During the drive, Colfer saw people crowding street corners and just staring -- as if they were in some trance -- in the direction of the city.

"When all this was happening, I felt like I was in a movie -- like you're watching this movie on a screen," she said. "You're seeing it, but you're not [feeling] a part of it. Your mind just wasn't comprehending the horrible circumstances."

When they arrived at Figueroa's house about 11:30 a.m., his girlfriend offered Colfer clean clothes and a towel so she could shower. She just wanted to call her husband, but Figueroa's phone wasn't working. They even drove down the block to a pay phone, but still no luck. She finally got through to her husband's office about 12:15 p.m. and left a message on his voicemail.

"I'm alive. I just want you to know I love you. I love the kids and I'm alive and I'll keep trying to reach you," she said.

Colfer and Figueroa and his friends drank Jack Daniels with Coke and ate pizza and watched CNN into the night.

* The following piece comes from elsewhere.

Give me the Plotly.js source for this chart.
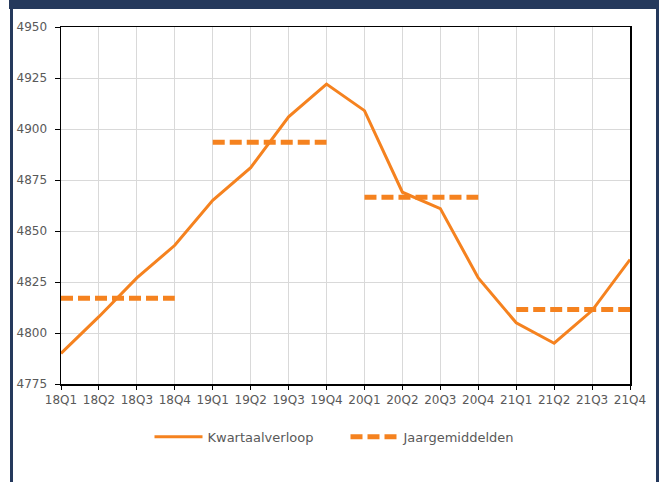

Colfer's company helped get her home. An MSA salesman in the city delivering emergency equipment to the rescue site picked her up. He took her to another Holiday Inn, this time in Totowa, N.J., where people from the corporate office drove her back to Pennsylvania Thursday.

She met her husband in New Stanton. After lots of hugs and kisses, he whisked her home, where close friends and family waited. The trees that lined their driveway were festooned with yellow ribbons and streamers. The moment she walked through the door, her youngest son ran into her arms.

She plans to return to work on Monday, though she hasn't been able to sleep. She can't forget the faces of the men, especially that fire lieutenant, who unselfishly gave their lives to help her escape. She never thought something like this could happen in America.

"Now, it shows that it does," she said. "I'll never feel safe again."